[Given request] Begin with the first line of the entries below and reproduce each line exactly, ending with the line that holds "de total de".
# # #
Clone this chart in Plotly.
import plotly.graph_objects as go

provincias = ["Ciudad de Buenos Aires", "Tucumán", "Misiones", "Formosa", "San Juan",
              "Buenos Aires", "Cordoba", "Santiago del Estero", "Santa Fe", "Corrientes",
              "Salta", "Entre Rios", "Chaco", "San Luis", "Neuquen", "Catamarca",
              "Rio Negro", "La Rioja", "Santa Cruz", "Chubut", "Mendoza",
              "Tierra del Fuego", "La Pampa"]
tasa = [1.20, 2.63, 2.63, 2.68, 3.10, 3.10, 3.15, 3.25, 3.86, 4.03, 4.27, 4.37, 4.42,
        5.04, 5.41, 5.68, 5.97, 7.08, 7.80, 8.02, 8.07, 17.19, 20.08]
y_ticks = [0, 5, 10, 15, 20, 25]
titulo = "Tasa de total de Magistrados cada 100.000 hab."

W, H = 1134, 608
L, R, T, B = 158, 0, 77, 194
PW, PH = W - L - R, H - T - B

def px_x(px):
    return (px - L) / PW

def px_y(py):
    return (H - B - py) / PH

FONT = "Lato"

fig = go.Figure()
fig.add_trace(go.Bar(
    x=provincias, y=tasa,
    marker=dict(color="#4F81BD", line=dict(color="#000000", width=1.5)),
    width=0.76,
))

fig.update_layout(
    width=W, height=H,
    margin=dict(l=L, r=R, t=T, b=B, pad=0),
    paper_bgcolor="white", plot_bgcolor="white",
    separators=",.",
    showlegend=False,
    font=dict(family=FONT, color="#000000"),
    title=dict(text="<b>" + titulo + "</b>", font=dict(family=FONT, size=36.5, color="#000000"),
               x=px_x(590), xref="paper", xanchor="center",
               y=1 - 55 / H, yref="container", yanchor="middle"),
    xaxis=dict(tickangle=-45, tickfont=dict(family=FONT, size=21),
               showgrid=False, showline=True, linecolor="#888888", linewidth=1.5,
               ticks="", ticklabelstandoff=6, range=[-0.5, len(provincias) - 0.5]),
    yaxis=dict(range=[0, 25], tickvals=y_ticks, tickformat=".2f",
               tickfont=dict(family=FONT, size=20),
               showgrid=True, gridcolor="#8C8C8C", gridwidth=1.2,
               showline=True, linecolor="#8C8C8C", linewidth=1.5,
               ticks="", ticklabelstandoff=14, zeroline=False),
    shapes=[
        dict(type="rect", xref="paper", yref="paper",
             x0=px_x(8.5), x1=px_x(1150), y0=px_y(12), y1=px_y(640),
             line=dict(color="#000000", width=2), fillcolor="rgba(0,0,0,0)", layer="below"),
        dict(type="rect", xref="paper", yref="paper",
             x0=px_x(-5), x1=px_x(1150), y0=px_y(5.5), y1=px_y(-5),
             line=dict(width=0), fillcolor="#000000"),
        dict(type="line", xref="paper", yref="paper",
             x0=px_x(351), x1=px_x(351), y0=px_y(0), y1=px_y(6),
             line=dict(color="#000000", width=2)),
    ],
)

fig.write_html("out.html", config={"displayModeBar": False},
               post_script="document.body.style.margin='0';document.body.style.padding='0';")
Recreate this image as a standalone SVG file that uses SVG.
# # #
[Reply to the exercise]
Clone this chart in Plotly.
import plotly.graph_objects as go

provincias = ["Ciudad de Buenos Aires", "Tucumán", "Misiones", "Formosa", "San Juan",
              "Buenos Aires", "Cordoba", "Santiago del Estero", "Santa Fe", "Corrientes",
              "Salta", "Entre Rios", "Chaco", "San Luis", "Neuquen", "Catamarca",
              "Rio Negro", "La Rioja", "Santa Cruz", "Chubut", "Mendoza",
              "Tierra del Fuego", "La Pampa"]
tasa = [1.20, 2.63, 2.63, 2.68, 3.10, 3.10, 3.15, 3.25, 3.86, 4.03, 4.27, 4.37, 4.42,
        5.04, 5.41, 5.68, 5.97, 7.08, 7.80, 8.02, 8.07, 17.19, 20.08]
y_ticks = [0, 5, 10, 15, 20, 25]
titulo = "Tasa de total de Magistrados cada 100.000 hab."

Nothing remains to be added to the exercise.